** START OF SUPPLIED INFORMATION **

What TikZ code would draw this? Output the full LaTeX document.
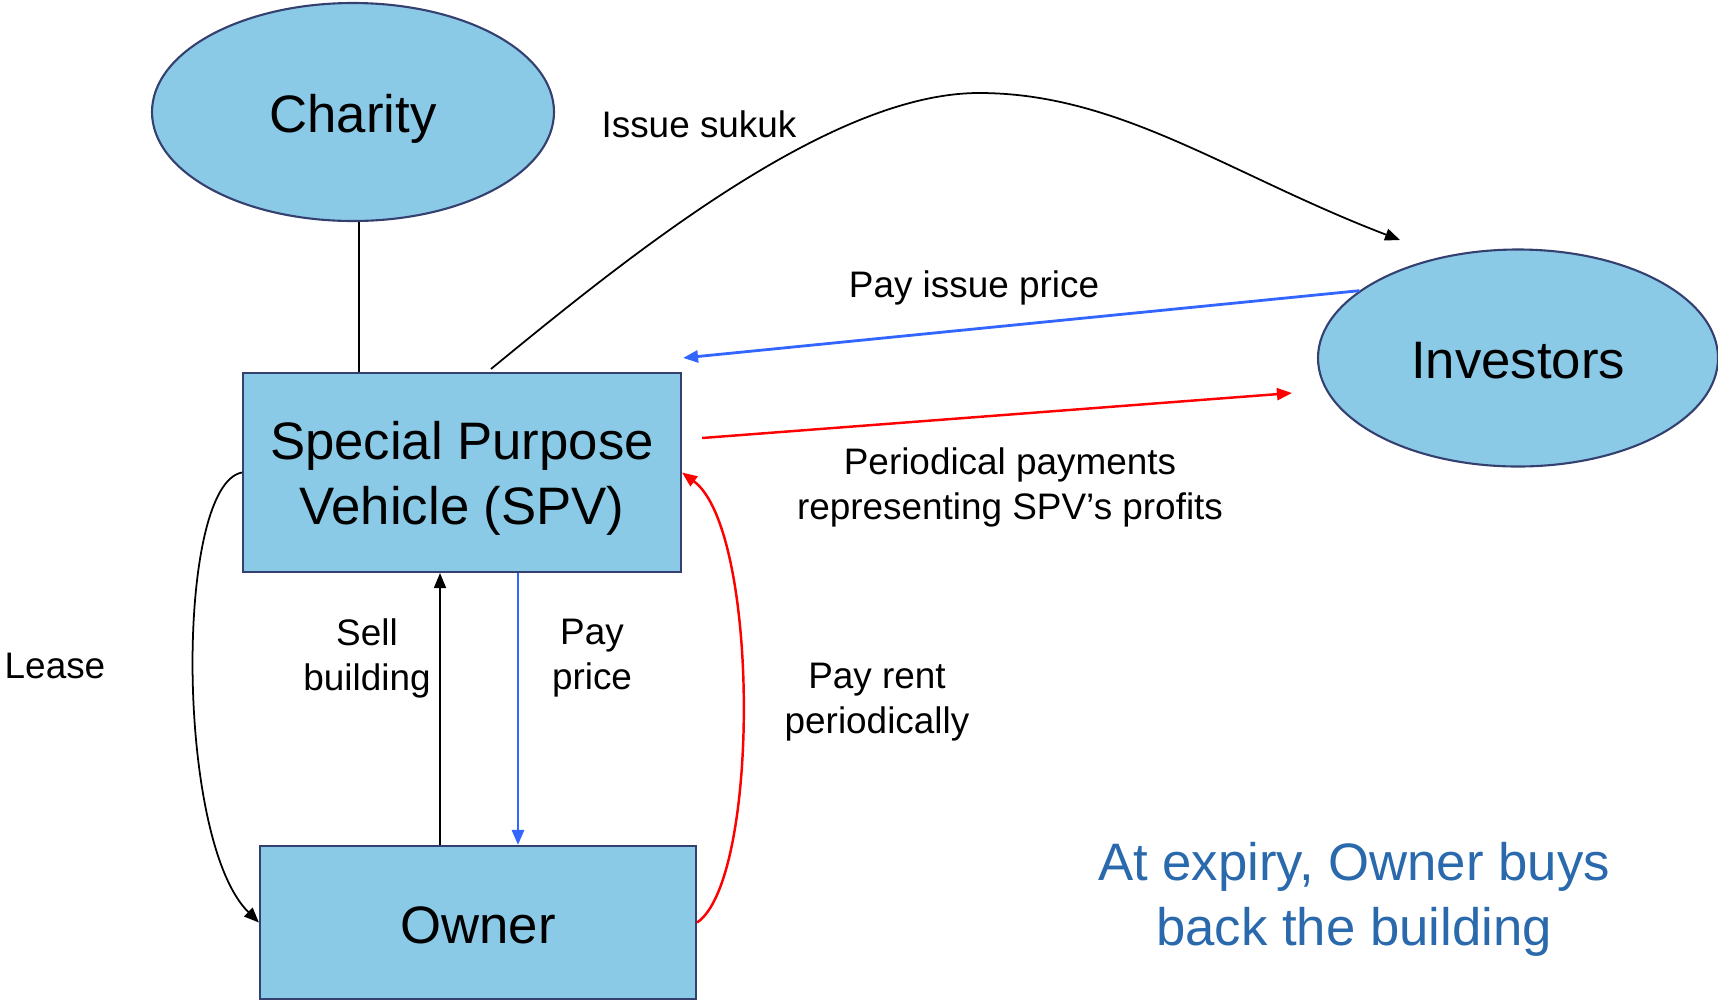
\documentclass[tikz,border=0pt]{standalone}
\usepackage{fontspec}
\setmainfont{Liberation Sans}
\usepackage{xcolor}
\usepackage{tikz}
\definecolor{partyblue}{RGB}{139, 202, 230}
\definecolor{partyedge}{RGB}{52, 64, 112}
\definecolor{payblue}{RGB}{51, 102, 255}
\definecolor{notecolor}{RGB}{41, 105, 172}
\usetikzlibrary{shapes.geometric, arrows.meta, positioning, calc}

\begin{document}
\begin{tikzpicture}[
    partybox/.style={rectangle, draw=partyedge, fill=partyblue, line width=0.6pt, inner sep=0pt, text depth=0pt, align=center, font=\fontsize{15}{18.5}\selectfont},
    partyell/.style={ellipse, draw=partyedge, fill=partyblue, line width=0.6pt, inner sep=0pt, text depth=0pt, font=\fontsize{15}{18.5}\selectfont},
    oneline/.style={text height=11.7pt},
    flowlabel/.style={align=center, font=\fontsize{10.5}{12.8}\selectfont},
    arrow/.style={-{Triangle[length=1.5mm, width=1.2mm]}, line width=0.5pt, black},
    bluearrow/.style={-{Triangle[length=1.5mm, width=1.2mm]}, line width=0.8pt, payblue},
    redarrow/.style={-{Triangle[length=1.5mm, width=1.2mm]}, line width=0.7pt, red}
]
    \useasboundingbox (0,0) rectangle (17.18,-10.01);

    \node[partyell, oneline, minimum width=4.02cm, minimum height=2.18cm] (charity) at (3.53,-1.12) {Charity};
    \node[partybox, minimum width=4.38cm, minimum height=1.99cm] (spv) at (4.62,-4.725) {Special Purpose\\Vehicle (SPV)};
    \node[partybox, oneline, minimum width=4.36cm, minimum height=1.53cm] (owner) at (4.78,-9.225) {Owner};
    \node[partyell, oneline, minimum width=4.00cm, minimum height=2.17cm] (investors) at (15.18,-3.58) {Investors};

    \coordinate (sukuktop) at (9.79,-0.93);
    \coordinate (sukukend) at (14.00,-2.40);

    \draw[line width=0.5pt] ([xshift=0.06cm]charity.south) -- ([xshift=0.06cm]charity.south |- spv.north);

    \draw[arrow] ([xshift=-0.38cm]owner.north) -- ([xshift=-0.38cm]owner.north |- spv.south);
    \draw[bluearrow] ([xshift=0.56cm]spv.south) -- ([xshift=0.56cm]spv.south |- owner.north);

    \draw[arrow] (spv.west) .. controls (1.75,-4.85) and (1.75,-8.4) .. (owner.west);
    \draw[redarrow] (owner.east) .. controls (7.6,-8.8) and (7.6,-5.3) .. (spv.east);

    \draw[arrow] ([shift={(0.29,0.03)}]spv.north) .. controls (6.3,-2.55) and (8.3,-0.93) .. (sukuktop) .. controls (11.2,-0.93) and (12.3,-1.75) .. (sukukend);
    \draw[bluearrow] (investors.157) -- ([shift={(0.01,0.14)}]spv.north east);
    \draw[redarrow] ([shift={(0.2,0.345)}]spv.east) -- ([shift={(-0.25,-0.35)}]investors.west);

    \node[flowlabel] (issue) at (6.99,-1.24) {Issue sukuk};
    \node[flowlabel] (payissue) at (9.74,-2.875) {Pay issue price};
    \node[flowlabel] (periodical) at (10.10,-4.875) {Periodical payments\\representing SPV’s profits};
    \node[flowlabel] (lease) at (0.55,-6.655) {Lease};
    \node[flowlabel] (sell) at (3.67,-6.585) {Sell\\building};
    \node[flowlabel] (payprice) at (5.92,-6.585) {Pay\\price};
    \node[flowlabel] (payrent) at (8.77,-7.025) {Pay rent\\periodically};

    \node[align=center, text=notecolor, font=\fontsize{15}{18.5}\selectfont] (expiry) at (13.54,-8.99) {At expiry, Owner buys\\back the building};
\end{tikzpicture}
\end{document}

** END OF SUPPLIED INFORMATION **

**WHAT THE TASK REQUIRES**.
Repeat the data in full and exactly. Omit pictures.

**TASK RESPONSE**.
What TikZ code would draw this? Output the full LaTeX document.
\documentclass[tikz,border=0pt]{standalone}
\usepackage{fontspec}
\setmainfont{Liberation Sans}
\usepackage{xcolor}
\usepackage{tikz}
\definecolor{partyblue}{RGB}{139, 202, 230}
\definecolor{partyedge}{RGB}{52, 64, 112}
\definecolor{payblue}{RGB}{51, 102, 255}
\definecolor{notecolor}{RGB}{41, 105, 172}
\usetikzlibrary{shapes.geometric, arrows.meta, positioning, calc}

\begin{document}
\begin{tikzpicture}[
    partybox/.style={rectangle, draw=partyedge, fill=partyblue, line width=0.6pt, inner sep=0pt, text depth=0pt, align=center, font=\fontsize{15}{18.5}\selectfont},
    partyell/.style={ellipse, draw=partyedge, fill=partyblue, line width=0.6pt, inner sep=0pt, text depth=0pt, font=\fontsize{15}{18.5}\selectfont},
    oneline/.style={text height=11.7pt},
    flowlabel/.style={align=center, font=\fontsize{10.5}{12.8}\selectfont},
    arrow/.style={-{Triangle[length=1.5mm, width=1.2mm]}, line width=0.5pt, black},
    bluearrow/.style={-{Triangle[length=1.5mm, width=1.2mm]}, line width=0.8pt, payblue},
    redarrow/.style={-{Triangle[length=1.5mm, width=1.2mm]}, line width=0.7pt, red}
]
    \useasboundingbox (0,0) rectangle (17.18,-10.01);

    \node[partyell, oneline, minimum width=4.02cm, minimum height=2.18cm] (charity) at (3.53,-1.12) {Charity};
    \node[partybox, minimum width=4.38cm, minimum height=1.99cm] (spv) at (4.62,-4.725) {Special Purpose\\Vehicle (SPV)};
    \node[partybox, oneline, minimum width=4.36cm, minimum height=1.53cm] (owner) at (4.78,-9.225) {Owner};
    \node[partyell, oneline, minimum width=4.00cm, minimum height=2.17cm] (investors) at (15.18,-3.58) {Investors};

    \coordinate (sukuktop) at (9.79,-0.93);
    \coordinate (sukukend) at (14.00,-2.40);

    \draw[line width=0.5pt] ([xshift=0.06cm]charity.south) -- ([xshift=0.06cm]charity.south |- spv.north);

    \draw[arrow] ([xshift=-0.38cm]owner.north) -- ([xshift=-0.38cm]owner.north |- spv.south);
    \draw[bluearrow] ([xshift=0.56cm]spv.south) -- ([xshift=0.56cm]spv.south |- owner.north);

    \draw[arrow] (spv.west) .. controls (1.75,-4.85) and (1.75,-8.4) .. (owner.west);
    \draw[redarrow] (owner.east) .. controls (7.6,-8.8) and (7.6,-5.3) .. (spv.east);

    \draw[arrow] ([shift={(0.29,0.03)}]spv.north) .. controls (6.3,-2.55) and (8.3,-0.93) .. (sukuktop) .. controls (11.2,-0.93) and (12.3,-1.75) .. (sukukend);
    \draw[bluearrow] (investors.157) -- ([shift={(0.01,0.14)}]spv.north east);
    \draw[redarrow] ([shift={(0.2,0.345)}]spv.east) -- ([shift={(-0.25,-0.35)}]investors.west);

    \node[flowlabel] (issue) at (6.99,-1.24) {Issue sukuk};
    \node[flowlabel] (payissue) at (9.74,-2.875) {Pay issue price};
    \node[flowlabel] (periodical) at (10.10,-4.875) {Periodical payments\\representing SPV’s profits};
    \node[flowlabel] (lease) at (0.55,-6.655) {Lease};
    \node[flowlabel] (sell) at (3.67,-6.585) {Sell\\building};
    \node[flowlabel] (payprice) at (5.92,-6.585) {Pay\\price};
    \node[flowlabel] (payrent) at (8.77,-7.025) {Pay rent\\periodically};

    \node[align=center, text=notecolor, font=\fontsize{15}{18.5}\selectfont] (expiry) at (13.54,-8.99) {At expiry, Owner buys\\back the building};
\end{tikzpicture}
\end{document}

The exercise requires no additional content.